Am Mittwoch wird das 1993 gegründete UN-Kriegsverbrechertribunal in Den Haag das letzte erstinstanzliche Urteil seiner Geschichte fällen: Angeklagt ist der ehemalige serbische General Ratko Mladic aus Bosnien-Hercegovina. Er wird unter anderem beschuldigt, für die mehrjährige Belagerung der bosnischen Hauptstadt Sarajevo verantwortlich zu sein, bei der mehr als 10.000 Menschen durch Granatenbeschuss oder serbische Scharfschützen getötet wurden. Vorgeworfen wird ihm zudem die Geiselnahme von UN-Blauhelmtruppen und ihr Missbrauch als „menschliche Schutzschilde“ gegen Luftangriffe der Nato.
Vor allem aber gilt Mladic als Exekutor grausamer „ethnischer Säuberungen“ wie in der vermeintlichen „UN-Schutzzone“ Srebrenica. Dort wurden im Juli 1995 nach der Einnahme des Ortes im Osten Bosniens durch Mladics Soldaten mehr als 7000 bosnische Muslime getötet. Srebrenica gilt als größtes Kriegsverbrechen in Europa nach dem Zweiten Weltkrieg, doch in vielen anderen Orten Bosniens fanden ähnliche Massaker statt.
In einem Gespräch mit der F.A.Z. Woche vor der Urteilsverkündung fordert Mladics Anwalt Branko Lukic nun einen Freispruch für seinen Mandanten – denn der sei unschuldig und außerdem ein früher Kämpfer gegen den islamischen Extremismus gewesen, als Europa von der Gefahr noch nichts geahnt habe. Der wahre Schuldige am Krieg in Bosnien sei der damalige bosnische Muslimführer Alija Izetbegovic, der mit Unterstützung aus dem muslimischen Ausland eine islamistische Agenda verfochten habe. „Alle Serben waren sich dieser Bedrohung im Jahr 1991 natürlich schon bewusst, da sie die islamische Deklaration von Alija Izetbegovic kannten. Das war das Programm seiner Regierung“, sagte Lukic der F.A.Z. Woche.

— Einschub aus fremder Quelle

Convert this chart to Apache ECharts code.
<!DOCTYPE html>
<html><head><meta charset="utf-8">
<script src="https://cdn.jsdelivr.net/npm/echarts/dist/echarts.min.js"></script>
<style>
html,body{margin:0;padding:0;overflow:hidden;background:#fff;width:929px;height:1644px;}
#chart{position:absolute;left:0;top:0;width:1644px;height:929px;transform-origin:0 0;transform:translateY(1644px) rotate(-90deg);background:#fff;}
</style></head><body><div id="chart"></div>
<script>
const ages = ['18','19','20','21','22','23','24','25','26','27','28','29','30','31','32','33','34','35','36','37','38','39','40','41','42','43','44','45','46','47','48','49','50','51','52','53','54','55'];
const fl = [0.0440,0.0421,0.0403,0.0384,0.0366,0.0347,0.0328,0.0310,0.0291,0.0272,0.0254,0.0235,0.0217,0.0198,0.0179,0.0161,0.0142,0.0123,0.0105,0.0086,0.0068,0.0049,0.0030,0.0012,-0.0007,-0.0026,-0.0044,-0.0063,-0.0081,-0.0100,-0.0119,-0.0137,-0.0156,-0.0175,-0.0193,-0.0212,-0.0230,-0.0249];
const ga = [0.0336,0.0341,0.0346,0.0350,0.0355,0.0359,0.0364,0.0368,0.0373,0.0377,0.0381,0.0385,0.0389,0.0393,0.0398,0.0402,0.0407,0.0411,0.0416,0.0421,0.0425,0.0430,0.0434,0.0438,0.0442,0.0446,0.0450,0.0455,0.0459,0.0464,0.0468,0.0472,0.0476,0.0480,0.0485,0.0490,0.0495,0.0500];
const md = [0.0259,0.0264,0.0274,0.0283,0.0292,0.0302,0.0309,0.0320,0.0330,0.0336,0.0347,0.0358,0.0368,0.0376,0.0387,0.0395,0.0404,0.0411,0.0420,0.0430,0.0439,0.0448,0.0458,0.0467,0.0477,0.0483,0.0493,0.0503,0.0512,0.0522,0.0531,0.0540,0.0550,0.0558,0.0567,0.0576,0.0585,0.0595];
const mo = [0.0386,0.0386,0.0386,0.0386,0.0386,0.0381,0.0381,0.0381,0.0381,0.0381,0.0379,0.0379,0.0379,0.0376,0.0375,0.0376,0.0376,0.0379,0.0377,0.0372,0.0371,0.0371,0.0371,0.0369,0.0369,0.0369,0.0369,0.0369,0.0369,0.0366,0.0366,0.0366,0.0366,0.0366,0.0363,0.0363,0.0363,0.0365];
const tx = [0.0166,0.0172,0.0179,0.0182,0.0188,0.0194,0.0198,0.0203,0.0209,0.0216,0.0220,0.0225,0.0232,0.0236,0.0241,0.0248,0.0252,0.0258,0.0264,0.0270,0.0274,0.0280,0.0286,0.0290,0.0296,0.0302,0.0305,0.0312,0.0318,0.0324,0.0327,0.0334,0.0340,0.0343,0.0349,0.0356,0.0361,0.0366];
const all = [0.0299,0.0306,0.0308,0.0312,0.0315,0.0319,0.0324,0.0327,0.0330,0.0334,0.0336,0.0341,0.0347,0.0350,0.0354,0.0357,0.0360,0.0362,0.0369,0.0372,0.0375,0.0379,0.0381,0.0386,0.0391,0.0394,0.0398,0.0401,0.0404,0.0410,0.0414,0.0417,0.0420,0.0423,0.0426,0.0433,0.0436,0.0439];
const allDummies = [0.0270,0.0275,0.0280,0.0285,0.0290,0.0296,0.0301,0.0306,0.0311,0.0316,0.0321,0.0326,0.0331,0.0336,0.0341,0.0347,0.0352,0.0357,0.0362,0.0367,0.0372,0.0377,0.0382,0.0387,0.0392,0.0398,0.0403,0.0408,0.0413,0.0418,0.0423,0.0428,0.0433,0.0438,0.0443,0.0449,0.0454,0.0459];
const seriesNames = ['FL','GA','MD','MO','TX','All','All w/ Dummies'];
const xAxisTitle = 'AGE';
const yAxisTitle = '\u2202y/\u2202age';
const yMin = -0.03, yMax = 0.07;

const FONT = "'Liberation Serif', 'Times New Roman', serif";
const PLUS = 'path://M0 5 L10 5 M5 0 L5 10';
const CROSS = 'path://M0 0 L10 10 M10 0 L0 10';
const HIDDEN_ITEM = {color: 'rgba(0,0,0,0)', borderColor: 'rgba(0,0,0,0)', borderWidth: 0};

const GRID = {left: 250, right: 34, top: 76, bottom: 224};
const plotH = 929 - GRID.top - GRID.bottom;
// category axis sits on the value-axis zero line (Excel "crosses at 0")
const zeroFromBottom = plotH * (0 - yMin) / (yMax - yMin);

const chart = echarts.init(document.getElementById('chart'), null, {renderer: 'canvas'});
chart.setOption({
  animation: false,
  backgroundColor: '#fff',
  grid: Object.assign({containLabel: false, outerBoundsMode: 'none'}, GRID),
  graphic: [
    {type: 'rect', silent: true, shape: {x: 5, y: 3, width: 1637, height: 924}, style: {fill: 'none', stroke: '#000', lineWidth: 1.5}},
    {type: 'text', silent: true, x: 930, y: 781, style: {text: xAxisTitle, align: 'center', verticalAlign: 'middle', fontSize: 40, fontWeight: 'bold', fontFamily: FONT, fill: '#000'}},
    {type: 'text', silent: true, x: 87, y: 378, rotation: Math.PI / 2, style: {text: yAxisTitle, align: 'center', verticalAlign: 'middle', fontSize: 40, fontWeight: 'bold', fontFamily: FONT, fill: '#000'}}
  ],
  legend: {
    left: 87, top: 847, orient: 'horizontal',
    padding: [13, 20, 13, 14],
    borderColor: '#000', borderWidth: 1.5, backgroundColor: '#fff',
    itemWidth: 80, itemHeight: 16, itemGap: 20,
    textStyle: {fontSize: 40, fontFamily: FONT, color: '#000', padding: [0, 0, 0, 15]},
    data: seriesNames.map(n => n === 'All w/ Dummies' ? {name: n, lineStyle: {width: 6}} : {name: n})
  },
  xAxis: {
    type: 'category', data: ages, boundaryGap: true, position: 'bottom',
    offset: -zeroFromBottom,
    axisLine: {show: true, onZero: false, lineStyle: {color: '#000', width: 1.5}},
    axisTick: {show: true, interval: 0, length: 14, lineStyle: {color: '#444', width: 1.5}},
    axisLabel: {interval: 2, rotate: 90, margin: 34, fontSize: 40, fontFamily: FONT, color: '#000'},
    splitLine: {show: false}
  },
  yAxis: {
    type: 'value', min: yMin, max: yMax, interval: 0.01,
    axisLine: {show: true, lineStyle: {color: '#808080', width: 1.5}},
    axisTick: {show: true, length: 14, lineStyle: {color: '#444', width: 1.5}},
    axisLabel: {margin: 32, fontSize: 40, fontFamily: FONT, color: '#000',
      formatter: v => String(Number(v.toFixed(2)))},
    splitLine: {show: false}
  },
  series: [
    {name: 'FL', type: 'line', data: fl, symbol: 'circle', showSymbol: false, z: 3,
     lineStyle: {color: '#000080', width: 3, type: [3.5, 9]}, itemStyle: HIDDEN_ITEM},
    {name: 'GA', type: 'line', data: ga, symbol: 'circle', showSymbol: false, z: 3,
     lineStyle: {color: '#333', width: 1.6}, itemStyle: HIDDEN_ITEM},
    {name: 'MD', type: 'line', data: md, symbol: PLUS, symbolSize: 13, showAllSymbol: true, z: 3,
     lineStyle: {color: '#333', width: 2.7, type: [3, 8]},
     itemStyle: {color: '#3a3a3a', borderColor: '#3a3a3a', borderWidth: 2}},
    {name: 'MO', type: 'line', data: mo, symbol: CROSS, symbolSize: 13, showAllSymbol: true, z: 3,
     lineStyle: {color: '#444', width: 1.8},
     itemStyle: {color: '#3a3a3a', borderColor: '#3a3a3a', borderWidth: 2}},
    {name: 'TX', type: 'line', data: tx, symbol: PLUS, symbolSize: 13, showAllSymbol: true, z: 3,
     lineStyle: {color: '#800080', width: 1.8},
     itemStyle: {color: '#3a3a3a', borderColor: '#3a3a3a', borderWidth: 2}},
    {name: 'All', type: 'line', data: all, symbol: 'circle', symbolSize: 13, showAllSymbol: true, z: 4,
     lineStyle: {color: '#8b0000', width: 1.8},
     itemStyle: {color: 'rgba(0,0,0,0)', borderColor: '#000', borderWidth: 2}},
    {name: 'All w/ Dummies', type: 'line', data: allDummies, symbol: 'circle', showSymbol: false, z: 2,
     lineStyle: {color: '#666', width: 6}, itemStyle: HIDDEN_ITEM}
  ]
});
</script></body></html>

Lukic, der ein Team von insgesamt zwölf mit Mladics Verteidigung befassten Juristen leitet, bezeichnete es als seinen Standpunkt, dass der bosnisch-serbische General ein Kämpfer gegen den Islamismus gewesen sei, was nicht nur historisch, sondern auch juristisch bedeutsam sei, da der radikale Islam „eine wirkliche Bedrohung für ihn, seine Armee und sein Volk gewesen ist“. Er denke, so werde die Rolle Mladics eines Tages auch von Historikern bewertet werden.
Dass Lukic mit seiner Lesart die Haager Richter überzeugen kann, ist jedoch äußerst unwahrscheinlich, denn der Islamismus war bei den bosnischen Muslimen in den Kriegsjahren kein maßgeblicher Faktor. Zwar gab es in Bosnien Mudschahedin-Einheiten mir radikalen arabischen oder tschetschenischen Kämpfern, doch spielten diese militärisch keine entscheidende Rolle. Lukic bestreitet auch nicht, dass es im Juli 1995 bei Srebrenica zu einem Verbrechen gekommen ist. Laut seinen Worten wurden etwa 2000 Muslime „als Kriegsgefangene getötet“, was eindeutig ein Kriegsverbrechen sei. Weitere 5500 bis 6000 Muslime seien jedoch „bei Gefechten mit Serben“ gefallen.